Here we used strcpy(char*, char*) to reassign the variable name.

What's strcmp() ? Why don't we use name == <string> ?

The comparison operator does not check every character of the string, to do that we have to use a function from the standard library int strcmp(string, string). If it returns 0, both strings are the same.

Why the char <identifier>[] is used and not char* <identifier> ?

There is a tiny difference between both syntaxes. When you have to modify the string's value, use the brackets. Here, strcpy() changes the value so we use the syntax with brackets.

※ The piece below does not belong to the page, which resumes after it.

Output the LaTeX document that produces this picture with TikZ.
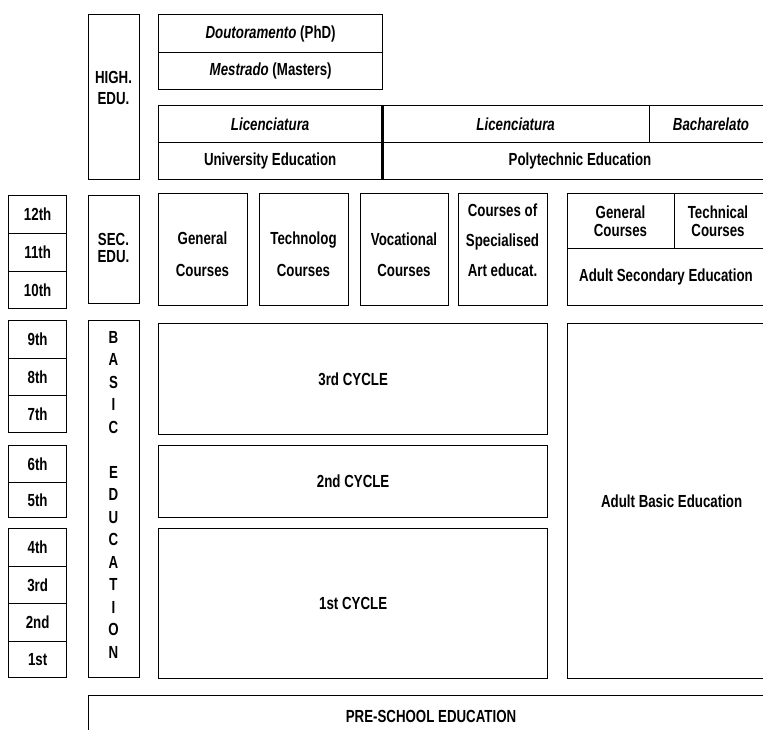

We cannot use the addition operator with strings to concatenate them. But a function exists :

#include <string.h>
#include <assert.h>
#include <stdio.h>

int main(void) {
    char name[] = "Hubert";
    char surname[] = " Reeves";

    strcat(name, surname);
    assert(strcmp(name, "Hubert Reeves") == 0);

    return 0;
}
  • char* strcpy(char* dest, char* src)
    
    Copies a string into another one. Returns the result but also changed the first string object.
  • int strcmp(char* str1, char* str2)`
    
    Compares two strings and returns 0 when the same
  • size_t strlen(char* str)`
    
    Gets the string's length
  • char* strcat(char* dest, char* to_add)`
    
    Concatenates a string into another one. Returns the result but also changed the first string object.
  • char* strstr(char* target, char* to_search)`
    

    Returns the first occurrence of a substring from a string

      #include <string.h>
      #include <stdio.h>
    
      int main(void) {
          char* text = "I love apples";
          char* to_search = "apple";
    
          if (strstr(text, to_search) == NULL) {
              return 1;
          } 
    
          printf("'%s' was found in '%s'\n", to_search, text);
    
          return 0;
      }
    
      'apple' was found in 'I love apples'
    
  • char* strchr(char* target, char to_search)`
    
    Looks like strstr because it also searches the first occurrence but for a character.
  • int sprintf(char* target, char* format, ...)`
    
    Exactly like printf but used to write a formatted string into another string
    char text[256];
    char* fruit = "bananas";
    sprintf(text, "Do you like %s ?", fruit);
    printf("%s\n", text);
    

Exercices

  1. Write a program that concatenates two command line arguments to create a name, then print it.
  2. Rewrite the strlen() and strcmp() functions

    For people who have seen the strcmp documentation page, here we don't care about greater or lower characters. We return 0 if it's equal, and 1 if it's not.


Solutions

  1. Write a program that concatenates two command line arguments to create a name, then print it.

     #include <string.h>
     #include <stdio.h>
    
     int main(int argc, char** argv) {
         char name[256];
    
         strcpy(name, argv[1]);
         strcat(name, " ");
         strcat(name, argv[2]);
    
         printf("Name : %s\n", name);
    
         return 0;
     }
    

    Or

     #include <string.h>
     #include <stdio.h>
    
     int main(int argc, char** argv) {
         char name[256] = "";
         sprintf(name, "%s %s", argv[1], argv[2]);
         printf("Name : %s\n", name);
    
         return 0;
     }
    
  2. Rewrite the strlen() and strcmp() functions

     #include <stdio.h>
     #include <assert.h>
    
     size_t strlen(char* str) {
         int i = 0;
         for (; str[i] != '\0'; ++i);
         return i;
     }
    
     int strcmp(char* str1, char* str2) {
         size_t str1_length = strlen(str1);
         if (str1_length != strlen(str2)) {
             return 1;
         }
    
         for (size_t i = 0; i < str1_length; ++i) {
             if (str1[i] != str2[i]) {
                 return 1;
             }
         }
    
         return 0;
     }
    
     int main(void) {
         char* str = "hello";
         assert(strcmp(str, "hello") == 0);
    
         return 0;
     }
    

    You program can be different, it's not a problem until there is no memory error and the program does the same.